How big an audience is hungering for it is hard to gage. But there can’t be many teenagers who haven’t wondered what it might have been like to go one of the most famous military raids in history. It’s just the kind of thing with which one can hope any American administration would cooperate. If the movie was a propaganda piece for the Obama administration, as some Republicans feared, we couldn’t detect it. There was a brief audio clip of the president and that’s about it. No theatrics about his own gutsy call in authorizing the mission.

There is a controversy surrounding the film for its depiction of torture, which moviegoers have to sit through in the first third or so of the film. The Manchester Guardian went so far as to liken Ms. Bigelow to the Nazi propagandist Leni Riefenstahl (which would make the Obama administration what?). In fact the film treats torture in a way that we would characterize as more journalistic than anything else and, in any event, ambiguous. One can imagine, if still only that, the difficulty of sorting out the transcripts that torture produces. And the capacity for error. There is a particularly harrowing portrayal of the catastrophe at Forward Operating Base Chapman, where seven CIA operatives were slain by a suicide bomber in 2009.

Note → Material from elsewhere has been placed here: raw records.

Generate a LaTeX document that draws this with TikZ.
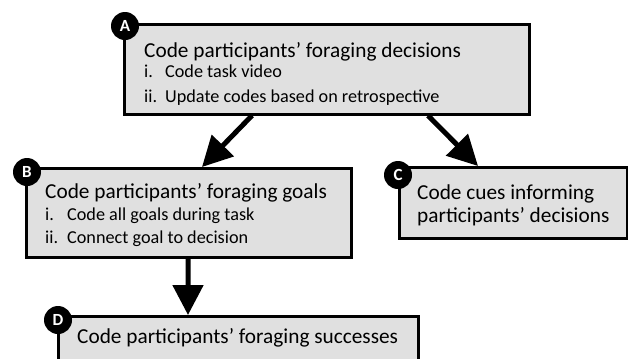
\documentclass[tikz,border=0pt]{standalone}
\usepackage{fontspec}
\setmainfont{Carlito}
\usetikzlibrary{arrows.meta}
\definecolor{boxgray}{HTML}{E0E0E0}
\tikzset{
  box/.style={draw=black, line width=2.5bp, fill=boxgray, anchor=north west, inner sep=0pt},
  badge/.style={circle, fill=black, text=white, inner sep=0pt, minimum size=28bp, font=\fontsize{17bp}{17bp}\selectfont\bfseries},
  title/.style={anchor=base west, inner sep=0pt, font=\fontsize{21.3bp}{22bp}\selectfont},
  item/.style={anchor=base west, inner sep=0pt, font=\fontsize{18.2bp}{19bp}\selectfont},
  bigarrow/.style={line width=5bp, -{Triangle[length=30bp,width=30bp]}, shorten >=0pt}
}
\begin{document}
\begin{tikzpicture}[x=1bp,y=-1bp]
\useasboundingbox (0,0) rectangle (628,358);
\clip (0,0) rectangle (628,358);
\fill[white] (0,0) rectangle (628,358);
% boxes
\node[box, minimum width=405bp, minimum height=90bp] (A) at (123,23) {};
\node[box, minimum width=325bp, minimum height=89bp] (B) at (25,167) {};
\node[box, minimum width=228bp, minimum height=71bp] (C) at (398,166) {};
\node[box, minimum width=360bp, minimum height=80bp] (D) at (57,315) {};
% badges
\node[badge] (bA) at (125,26) {A};
\node[badge] (bB) at (27,172) {B};
\node[badge] (bC) at (398,175) {C};
\node[badge] (bD) at (58,320) {D};
% texts A
\node[title] (tA) at (144,57) {Code participants’ foraging decisions};
\node[item] (iA1) at (144,77) {i.};
\node[item] (iA1t) at (165,77) {Code task video};
\node[item] (iA2) at (144,102) {ii.};
\node[item] (iA2t) at (165,102) {Update codes based on retrospective};
% texts B
\node[title] (tB) at (45,198) {Code participants’ foraging goals};
\node[item] (iB1) at (45,220) {i.};
\node[item] (iB1t) at (67,220) {Code all goals during task};
\node[item] (iB2) at (45,243) {ii.};
\node[item] (iB2t) at (67,243) {Connect goal to decision};
% texts C
\node[title] (tC1) at (417,199) {Code cues informing};
\node[title] (tC2) at (417,222) {participants’ decisions};
% text D
\node[title] (tD) at (77,343) {Code participants’ foraging successes};
% arrows
\draw[bigarrow] ([xshift=129bp]A.south west) -- ([xshift=177bp]B.north west);
\draw[bigarrow] ([xshift=305bp]A.south west) -- ([xshift=80bp]C.north west);
\draw[bigarrow] ([xshift=163bp]B.south west) -- ([xshift=131bp]D.north west);
\end{tikzpicture}
\end{document}
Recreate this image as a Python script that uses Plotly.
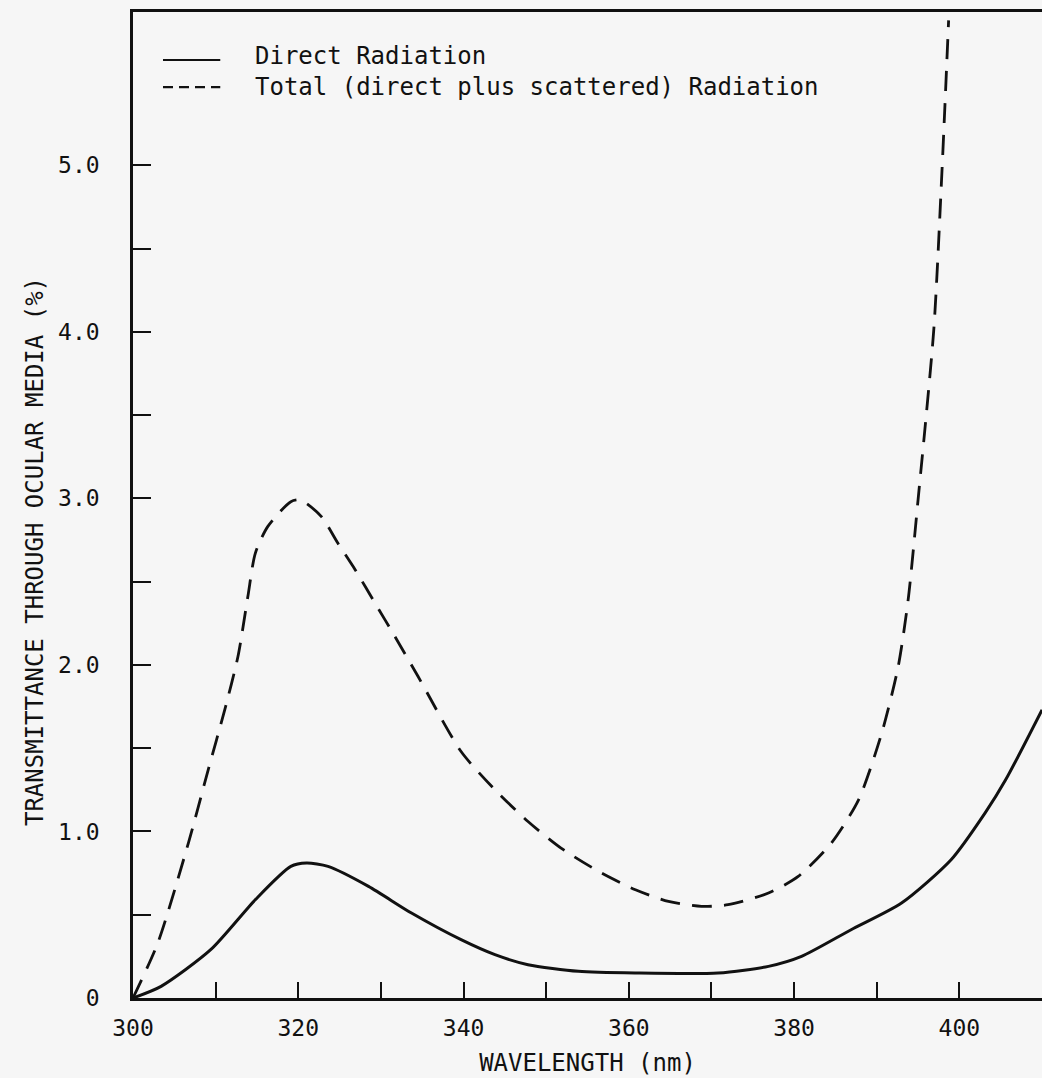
import plotly.graph_objects as go

# Direct radiation (solid)
direct_wl = [300, 303.4, 309.4, 314.8, 319.1, 321.0, 323.6, 328.5, 333.7, 339.7, 343.8, 347.8,
             353.9, 360.8, 370.8, 376.9, 380.9, 386.9, 393.0, 399.0, 403.1, 405.6, 410.0]
direct_t = [0, 0.07, 0.29, 0.59, 0.79, 0.81, 0.79, 0.67, 0.51, 0.35, 0.26, 0.20,
            0.16, 0.15, 0.15, 0.19, 0.25, 0.41, 0.57, 0.83, 1.11, 1.31, 1.73]

# Total (direct plus scattered) radiation (dashed)
total_wl = [300, 303.0, 306.7, 309.1, 311.1, 312.7, 313.9, 314.8, 316.3, 319.1, 320.3, 322.8,
            324.8, 326.9, 329.3, 331.7, 334.5, 339.7, 343.8, 347.8, 351.8, 356.7, 360.8,
            364.8, 368.8, 372.0, 376.9, 380.5, 384.5, 387.8, 390.6, 392.6, 393.8, 395.0,
            396.9, 397.9, 398.7]
total_t = [0, 0.33, 0.93, 1.37, 1.73, 2.05, 2.41, 2.67, 2.83, 2.98, 2.99, 2.89,
           2.73, 2.57, 2.37, 2.17, 1.93, 1.48, 1.25, 1.06, 0.90, 0.75, 0.65,
           0.58, 0.55, 0.56, 0.63, 0.73, 0.93, 1.19, 1.59, 1.99, 2.39, 2.99,
           4.01, 4.97, 5.87]

x_tickvals = [300, 310, 320, 330, 340, 350, 360, 370, 380, 390, 400]
x_ticktext = ["300", "", "320", "", "340", "", "360", "", "380", "", "400"]
y_tickvals = [0, 0.5, 1.0, 1.5, 2.0, 2.5, 3.0, 3.5, 4.0, 4.5, 5.0]
y_ticktext = ["0", "", "1.0", "", "2.0", "", "3.0", "", "4.0", "", "5.0"]

legend_labels = ["Direct Radiation", "Total (direct plus scattered) Radiation"]
x_title = "WAVELENGTH (nm)"
y_title = "TRANSMITTANCE THROUGH OCULAR MEDIA (%)"

FONT = "DejaVu Sans Mono"
INK = "#111111"
BG = "#f6f6f6"

fig = go.Figure()
fig.add_trace(go.Scatter(x=direct_wl, y=direct_t, mode="lines", name=legend_labels[0],
                         line=dict(color=INK, width=3, shape="spline", smoothing=0.7)))
fig.add_trace(go.Scatter(x=total_wl, y=total_t, mode="lines", name=legend_labels[1],
                         line=dict(color=INK, width=2.8, dash="20px,12px", shape="spline", smoothing=0.7)))

# legend drawn as in the original figure
fig.add_shape(type="line", xref="paper", yref="paper", x0=0.033, x1=0.096, y0=0.9513, y1=0.9513,
              line=dict(color=INK, width=2))
fig.add_shape(type="line", xref="paper", yref="paper", x0=0.033, x1=0.096, y0=0.9239, y1=0.9239,
              line=dict(color=INK, width=2.2, dash="10px,6px"))
fig.add_annotation(xref="paper", yref="paper", x=0.132, y=0.9554, text=legend_labels[0],
                   showarrow=False, xanchor="left", yanchor="middle",
                   font=dict(family=FONT, size=24, color=INK))
fig.add_annotation(xref="paper", yref="paper", x=0.132, y=0.9239, text=legend_labels[1],
                   showarrow=False, xanchor="left", yanchor="middle",
                   font=dict(family=FONT, size=24, color=INK))
# y-axis title (placed as in the original, lower than centre)
fig.add_annotation(xref="paper", yref="paper", x=-0.1078, y=0.4523, text=y_title,
                   textangle=-90, showarrow=False, xanchor="center", yanchor="middle",
                   font=dict(family=FONT, size=24, color=INK))

fig.update_layout(
    width=1042, height=1078,
    margin=dict(l=133, r=0, t=12, b=80),
    paper_bgcolor=BG, plot_bgcolor=BG,
    showlegend=False,
    font=dict(family=FONT, size=23, color=INK),
)
fig.update_xaxes(range=[300, 410], tickvals=x_tickvals, ticktext=x_ticktext,
                 ticks="inside", ticklen=16, tickwidth=2, tickcolor=INK,
                 showline=True, linewidth=2.5, linecolor=INK, mirror=True,
                 showgrid=False, zeroline=False, ticklabelstandoff=8,
                 title=dict(text=x_title, font=dict(family=FONT, size=24, color=INK), standoff=14))
fig.update_yaxes(range=[0, 5.92], tickvals=y_tickvals, ticktext=y_ticktext,
                 ticks="inside", ticklen=18, tickwidth=2, tickcolor=INK,
                 showline=True, linewidth=2.5, linecolor=INK, mirror=False,
                 showgrid=False, zeroline=False, ticklabelstandoff=26)

fig.write_html("out.html")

Jessica Chastain does a fabulous job of hamming up the process by which the CIA agent she plays convinces her superiors that Bin Laden is holed up in the compound the CIA has discovered at Abbottabad. And there’s a wonderful portrayal of the director of central intelligence, Leon Panetta. But the best part of the movie is the depiction of the raid itself. It is something for which millions have been waiting, and it’s hard to imagine that any director could have done a better job. Our view is that the government agencies owed the rest of the country their cooperation in getting out as realistic an account as could be given without jeopardizing security. It looks like a mission accomplished, in Hollywood as in real life.